Ray Cornbill
- Born: Ray Cornbill 1937 (age 88–89) Birmingham, England
- University: University of Toronto
- Occupation(s): Rugby union coach and player

Rugby union career
- Position: Flanker

Senior career
- Years: Team / Apps / (Points)
- 1956–1962: Toronto Barbarians
- 1962–1965: Montreal Barbarians
- 1965–1971: Manhattan Rugby Football Club

Coaching career
- Years: Team
- 1970: Manhattan Rugby Football Club
- 1971: Eastern Rugby Union
- 1978: American Cougars
- 1976–1983: United States
- 1988–1990: Old Blue R.F.C.
- 2012: Columbia University

= Ray Cornbill =

American rugby union coach

Ray Cornbill is an English-born American former rugby union coach, best known for coaching the United States national rugby union team and the American Cougars.

== Early life==
Cornbill was born in 1937 in Birmingham, England. He began playing rugby career at age 11, at the famous “Public School,” King Edwards School. At 13, Cornbill's family moved to Toronto, Canada. At 16 Cornbill joined the Toronto Barbarians men's team. Cornbill enrolled at the University of Toronto and played for the university rugby team.

== Career ==
Cornbill played for the Montreal Barbarians between 1962-1965 and captained the team in 1964.

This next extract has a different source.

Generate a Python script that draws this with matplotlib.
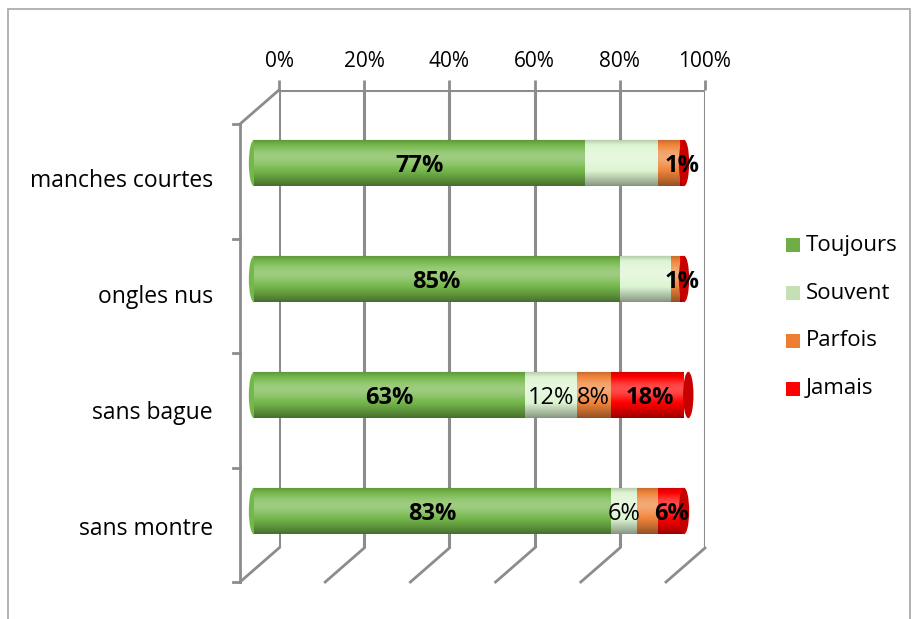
import numpy as np
import matplotlib
matplotlib.use("Agg")
import matplotlib.pyplot as plt
from matplotlib.patches import Ellipse, Rectangle, PathPatch
from matplotlib.path import Path
import matplotlib.colors as mcolors

plt.rcParams['font.family'] = ['Open Sans', 'DejaVu Sans']

# ---------------- data ----------------
categories = ["manches courtes", "ongles nus", "sans bague", "sans montre"]
series_names = ["Toujours", "Souvent", "Parfois", "Jamais"]
toujours = [77, 85, 63, 83]
souvent = [17, 12, 12, 6]
parfois = [5, 2, 8, 5]
jamais = [1, 1, 18, 6]
# which data labels are visible in the reference
show_toujours = [True, True, True, True]
show_souvent = [False, False, True, True]
show_parfois = [False, False, True, False]
show_jamais = [True, True, True, True]
tick_values = [0, 20, 40, 60, 80, 100]
tick_labels = ["0%", "20%", "40%", "60%", "80%", "100%"]

series = [toujours, souvent, parfois, jamais]
shows = [show_toujours, show_souvent, show_parfois, show_jamais]
colors = ["#74B74A", "#DDF5D2", "#F0843A", "#FF0000"]
legend_colors = ["#70AD47", "#C5E0B4", "#ED7D31", "#FF0000"]
bold = [True, False, False, True]

W, H = 914, 619
fig = plt.figure(figsize=(W / 100, H / 100), dpi=100)


def fx(px):
    return px / W


def fy(py):
    return 1 - py / H


# outer border
fig.patches.append(Rectangle((fx(8), fy(640)), fx(910) - fx(8), fy(9) - fy(640),
                             transform=fig.transFigure, fill=False,
                             edgecolor="#A6A6A6", linewidth=1.2))

# ---------------- back wall axes (gridlines + tick labels) ----------------
bx0, bx1, by0, by1 = 279, 705, 90, 548
axb = fig.add_axes([fx(bx0), fy(by1), fx(bx1) - fx(bx0), fy(by0) - fy(by1)])
axb.set_xlim(0, 100)
axb.set_ylim(0, 1)
for s in axb.spines.values():
    s.set_visible(False)
axb.set_yticks([])
axb.xaxis.tick_top()
axb.set_xticks(tick_values)
axb.set_xticklabels(tick_labels, fontsize=15)
axb.tick_params(axis="x", length=7, width=2, color="#8C8C8C", pad=6)
for v in tick_values:
    axb.axvline(v, color="#8C8C8C", linewidth=2.2)
axb.axhline(1, color="#8C8C8C", linewidth=2.2)
axb.patch.set_alpha(0)

# side wall and floor (depth offset of the 3D frame)
sb = (bx1 - bx0) / 100.0
dx, dy = -39, 34
line_kw = dict(color="#8C8C8C", linewidth=2.0, transform=fig.transFigure)
fig.add_artist(plt.Line2D([fx(bx0), fx(bx0 + dx)], [fy(by0), fy(by0 + dy)], **line_kw))
fig.add_artist(plt.Line2D([fx(bx0 + dx), fx(bx0 + dx)], [fy(by0 + dy), fy(by1 + dy)], **line_kw))
for v in tick_values:
    xb = bx0 + v * sb
    fig.add_artist(plt.Line2D([fx(xb), fx(xb + dx)], [fy(by1), fy(by1 + dy)], **line_kw))
n = len(categories)
for i in range(n + 1):
    yy = (by0 + dy) + i * ((by1 - by0) / n)
    fig.add_artist(plt.Line2D([fx(bx0 + dx - 7), fx(bx0 + dx)], [fy(yy), fy(yy)], **line_kw))

# ---------------- front bars axes ----------------
fx0, fx1 = 254, 684
cy0, step = 163, 116
top = cy0 - step / 2
bot = cy0 + step * (n - 0.5)
ax = fig.add_axes([fx(fx0), fy(bot), fx(fx1) - fx(fx0), fy(top) - fy(bot)])
ax.set_xlim(0, 100)
ax.set_ylim(n - 0.5, -0.5)
ax.axis("off")
ax.patch.set_alpha(0)

bh = 0.40
ypos = np.arange(n)
cap_w = 2.4  # ellipse width in data units

# smooth shading gradient for the cylinder look
g = np.linspace(0, 1, 256)
b = (0.30 * np.exp(-((g - 0.38) / 0.22) ** 2)
     - 0.22 * np.clip((0.30 - g) / 0.30, 0, 1) ** 2
     - 0.40 * np.clip((g - 0.55) / 0.45, 0, 1) ** 1.6)
shade = np.zeros((256, 1, 4))
shade[:, 0, :3] = np.where(b[:, None] > 0, 1.0, 0.0)
shade[:, 0, 3] = np.abs(b)

left = np.zeros(n)
for k, vals in enumerate(series):
    vals = np.array(vals, dtype=float)
    ax.barh(ypos, vals, left=left, height=bh, color=colors[k], edgecolor="none", zorder=2)
    for i in range(n):
        if shows[k][i]:
            ax.text(left[i] + vals[i] / 2, ypos[i] + 0.025, f"{int(vals[i])}%",
                    ha="center", va="center", fontsize=17,
                    fontweight="bold" if bold[k] else "normal", color="black", zorder=6)
    left = left + vals

t = np.linspace(np.pi / 2, 3 * np.pi / 2, 40)
for i in range(n):
    total = left[i]
    yc = ypos[i]
    verts = [(cap_w / 2 * np.cos(a), yc - bh / 2 * np.sin(a)) for a in t]
    verts += [(total, yc + bh / 2), (total, yc - bh / 2), verts[0]]
    codes = [Path.MOVETO] + [Path.LINETO] * (len(verts) - 2) + [Path.CLOSEPOLY]
    body = Path(verts, codes)
    ax.add_patch(Ellipse((0, yc), cap_w, bh, facecolor=colors[0], edgecolor="none",
                         zorder=1.9, clip_on=False))
    im = ax.imshow(shade, extent=[-cap_w / 2, total, yc + bh / 2, yc - bh / 2],
                   aspect="auto", interpolation="bilinear", zorder=3)
    im.set_clip_box(None)
    im.set_clip_path(PathPatch(body, transform=ax.transData))
    endc = np.array(mcolors.to_rgb(colors[3])) * 0.78
    ax.add_patch(Ellipse((total, yc), cap_w, bh, facecolor=endc, edgecolor="none",
                         zorder=4, clip_on=False))

ax.set_xlim(0, 100)
ax.set_ylim(n - 0.5, -0.5)

# category labels
for i, c in enumerate(categories):
    fig.text(fx(213), fy(cy0 + i * step + 18), c, ha="right", va="center", fontsize=16.5)

# legend
ly0, lstep = 245, 48
for k, name in enumerate(series_names):
    yy = ly0 + k * lstep
    fig.patches.append(Rectangle((fx(786), fy(yy + 7)), fx(14), 14 / H,
                                 transform=fig.transFigure, facecolor=legend_colors[k],
                                 edgecolor="none"))
    fig.text(fx(806), fy(yy), name, ha="left", va="center", fontsize=16)

fig.savefig("out.png", dpi=100)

Cornbill moved to New York in 1965 and soon became a player/coach for the Manhattan Rugby Football Club. He captained the team between 1967 and 1969. In 1970 he became head coach of the Manhattan RFC and 1971 became the head coach of the Eastern Rugby Union representative side.

In 1976 Cornbill joined the United States National Team program in 1976. He was on a panel of four national team selectors from 1976 to 1983. He shared head coach duties of the United States national rugby union team with Dennis Storer. In 1978, Cornbill became the head coach of the American Cougars side that toured South Africa and Rhodesia. He left the USA set up in 1983, but returned in 2000 as assistant coach.

Cornbill was an assistant coach for New York Old Blue in 1986, and served as their head coach from 1988 to 1990.

== Awards ==
In 2012 the University of Toronto created the Ray Cornbill Award, awarded to the player who contributes the most to the club, both on and off the field. Cornbill was inducted into the U.S. Rugby Hall of Fame in 2013 and into the Maccabi USA Rugby Hall of Fame in 2018.